Le gouvernement espagnol veut répartir les mineurs non-accompagnés dans tout le pays. Le premier bébé né en 2024 en Catalogne est d’origine étrangère. Ces deux faits ont suffi pour ouvrir un débat, jusqu’ici inédit, de la part des partis gouvernementaux catalans, sur la place de l’immigration en Catalogne.
La ligne de la droite indépendantiste catalane Junts, le parti de Carles Puigdemont, avait été fixée dans les années 90 par le président Pujol selon la doctrine suivante : est Catalan celui qui travaille en Catalogne. C’est donc un virage à 360 degrés qu’opère Junts en plaidant pour les expulsions des étrangers délinquants et flirtant avec la théorie du grand remplacement.
Le positionnement historique de Junts (à l’époque où le parti s’appelait Convergencia) est centriste, oscillant selon les thématiques entre le centre droit et le centre gauche. En amalgamant délinquance et immigration, la formation politique fait un plongeon dans le bain des partis affichant une fermeté en la matière, de l’Italie de Meloni à la France de Le Pen.
Face à l’impossibilité de mener le projet indépendantiste à son terme, Junts fera de la lutte contre l’immigration son étendard de bataille lors des prochaines élections catalanes qui se tiendront en 2025. D’ailleurs, on retrouve des traits d’union entre le projet du durcissement de la politique migratoire et l’ancienne feuille de route séparatiste : il faudra parler le catalan et connaître l’histoire du pays pour acquérir la nationalité, selon la proposition de Junts.
Autre point commun, la limitation de la solidarité. Hier, l’indépendantisme catalan se sentait floué par Madrid dans la répartition du budget national. Territoire riche, la Catalogne paie pour les régions plus pauvres comme l’Andalousie, frappée par un taux de chômage systémique. Aujourd’hui, c’est la répartition des mineurs isolés qui hérisse les poils des indépendantistes. Il y a 4.500 enfants et adolescents immigrés illégaux dans les Canaries, convertissant l’île en une jungle de Calais. Pour baisser la pression, le gouvernement socialiste veut envoyer ces ressortissants dans toute l’Espagne. La Catalogne, qui compte déjà 1337 mineurs isolés, ne peut recevoir de nouveaux clandestins, s’insurge Junts.

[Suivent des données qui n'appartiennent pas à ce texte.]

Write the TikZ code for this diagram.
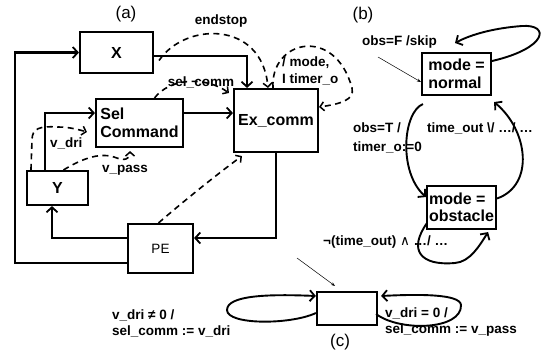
\documentclass[tikz,border=0pt]{standalone}
\usepackage{fontspec}
\setmainfont{Liberation Sans}
\newfontfamily\symfont{DejaVu Sans}
\usetikzlibrary{arrows.meta,calc}
\begin{document}
\begin{tikzpicture}[x=1pt,y=-1pt,
 box/.style={draw,line width=2.1pt,inner sep=0pt,font=\bfseries\fontsize{16}{17.5}\selectfont},
 conn/.style={line width=2.1pt,-{Straight Barb[length=5pt,width=11pt,line width=1.8pt]}},
 dconn/.style={line width=1.6pt,dash pattern=on 6pt off 4.5pt,-{Straight Barb[length=4pt,width=9pt,line width=1.5pt]}},
 curv/.style={line width=1.9pt,-{Straight Barb[length=5pt,width=11pt,line width=1.8pt]}},
 lbl/.style={font=\bfseries\fontsize{13.5}{16}\selectfont,inner sep=0pt},
 capt/.style={font=\fontsize{17}{19}\selectfont,inner sep=0pt},
 thinarr/.style={line width=0.5pt,-{Stealth[length=4pt,width=3pt]}},
]
\fill[white] (0,0) rectangle (543,354);
\useasboundingbox (0,0) rectangle (543,354);

% ---------- (a)
\node[capt] (capa) at (126,14) {(a)};
\node[box,minimum width=73pt,minimum height=41pt] (X) at (116.5,52.5) {X};
\node[box,minimum width=87pt,minimum height=48pt,align=left] (Sel) at (139.5,123) {Sel\\Command};
\node[box,minimum width=84pt,minimum height=63pt] (Ex) at (276,120.5) {Ex\_comm};
\node[box,minimum width=61pt,minimum height=34pt] (Y) at (57.5,188) {Y};
\node[box,minimum width=65pt,minimum height=49pt,font=\fontsize{13.5}{16}\selectfont] (PE) at (160.5,248.5) {PE};

\draw[conn] (PE.west |- 0,263) -- (15,263) |- (X.west);
\draw[conn] (PE.west |- 0,238) -| ([xshift=-5.5pt]Y.south);
\draw[conn] (Ex.south) |- ([yshift=10.5pt]PE.east);
\draw[conn] (X.east |- 0,56) -| ([xshift=-29pt]Ex.north);
\draw[conn] (Sel.east |- 0,113) -- (Ex.west |- 0,113);
\draw[conn] (Y.north -| 45,0) |- (Sel.west |- 0,113);

\node[lbl] (lend) at (221,21) {endstop};
\node[lbl] (lsel) at (201,82) {sel\_comm};
\node[lbl,anchor=west] (lvdri) at (50,143) {v\_dri};
\node[lbl,anchor=west] (lvpass) at (102,170) {v\_pass};
\node[lbl,anchor=west] (lmode) at (282,63) {/ mode,};
\node[lbl,anchor=west] (ltimer) at (282,79) {I timer\_o};

\draw[dconn] ([xshift=5pt,yshift=-8pt]X.east) .. controls (185,22) and (262,20) .. ([xshift=-8pt]Ex.north);
\draw[dconn] ([xshift=15pt]Sel.north) .. controls (170,78) and (205,76) .. ([xshift=-4pt,yshift=-5pt]Ex.north west);
\draw[dconn] ([xshift=-3pt]Ex.north) .. controls (270,40) and (335,25) .. (352,88) .. controls (355,100) and (340,104) .. (Ex.east |- 0,107);
\draw[dconn] ([xshift=5pt]Y.north west) -- (32,140) .. controls (32,128) and (40,126) .. (58,127) .. controls (70,127) and (80,130) .. ($(Sel.west |- 0,132)+(-8,0)$);
\draw[dconn] ([xshift=6pt]Y.north) .. controls (80,160) and (98,152) .. (114,157) .. controls (124,161) and (130,160) .. ([xshift=-9.5pt,yshift=-3pt]Sel.south);
\draw[dconn] ([xshift=-2pt]PE.north) .. controls (185,200) and (220,172) .. ([xshift=9pt,yshift=-3pt]Ex.south west);

% ---------- (b)
\node[capt] (capb) at (363,15) {(b)};
\node[box,minimum width=69pt,minimum height=42pt,align=left] (Nor) at (456.5,74) {mode =\\normal};
\node[box,minimum width=69pt,minimum height=43pt,align=left] (Obs) at (461.5,207.5) {mode =\\obstacle};

\node[lbl,anchor=west] (lobsf) at (362,42) {obs=F /skip};
\node[lbl,anchor=west] (lobst) at (353,128) {obs=T /};
\node[lbl,anchor=west] (ltimo) at (353,147) {timer\_o:=0};
\node[lbl,anchor=west] (ltout) at (427,128) {time\_out \textbackslash/ …/ …};
\node[lbl,anchor=west] (lnot) at (323,242) {¬(time\_out) {\symfont\mdseries ∧} …/ …};

\coordinate (tb) at (378,57);
\draw[thinarr] (tb) -- ([yshift=-8pt]Nor.west);
\draw[curv] ([yshift=13pt]Nor.east) .. controls (548,48) and (550,24) .. (522,26) .. controls (495,28) and (472,34) .. (455,43);
\draw[curv] ([xshift=2pt,yshift=-8pt]Nor.south west) .. controls (403,112) and (398,172) .. ([yshift=10.5pt]Obs.west);
\draw[curv] ([yshift=9pt]Obs.east) .. controls (535,185) and (528,130) .. ([xshift=2pt,yshift=-6pt]Nor.south east);
\draw[curv] ([xshift=1pt,yshift=7pt]Obs.south west) .. controls (408,250) and (420,266) .. (455,263) .. controls (470,262) and (480,245) .. ([xshift=-9pt,yshift=-2pt]Obs.south east);

% ---------- (c)
\node[capt] (capc) at (340,342) {(c)};
\node[box,minimum width=60pt,minimum height=33pt] (C) at (347,308.5) {};
\coordinate (tc) at (297,258);
\draw[thinarr] (tc) -- ([xshift=-12pt,yshift=5pt]C.north);
\draw[curv] ([yshift=-4.5pt]C.west) .. controls (290,325) and (227,325) .. (227,310) .. controls (227,295) and (270,294) .. ([yshift=12.5pt]C.west);
\draw[curv] ([xshift=-2pt,yshift=-5.5pt]C.east) .. controls (400,332) and (462,330) .. (461,305) .. controls (460,294) and (420,294) .. ([xshift=3pt,yshift=12.5pt]C.east);

\node[lbl,anchor=west,align=left] (lc1) at (112,323.5) {v\_dri ≠ 0 /\\sel\_comm := v\_dri};
\node[lbl,anchor=west,align=left] (lc2) at (385,322.5) {v\_dri = 0 /\\sel\_comm := v\_pass};
\end{tikzpicture}
\end{document}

Face au faible taux de natalité des Catalans dits « de souche », la droite estime que le peuple catalan pourrait à terme disparaître. Un euphémisme pour ne pas employer le terme de « grand remplacement » popularisé en France par Eric Zemmour.
Dans ce débat agité, la formation de Carles Puigdemont est qualifiée de xénophobe par la gauche mais pourrait en sortir renforcée. 58% des Catalans estiment que la politique migratoire va dans le mauvais sens.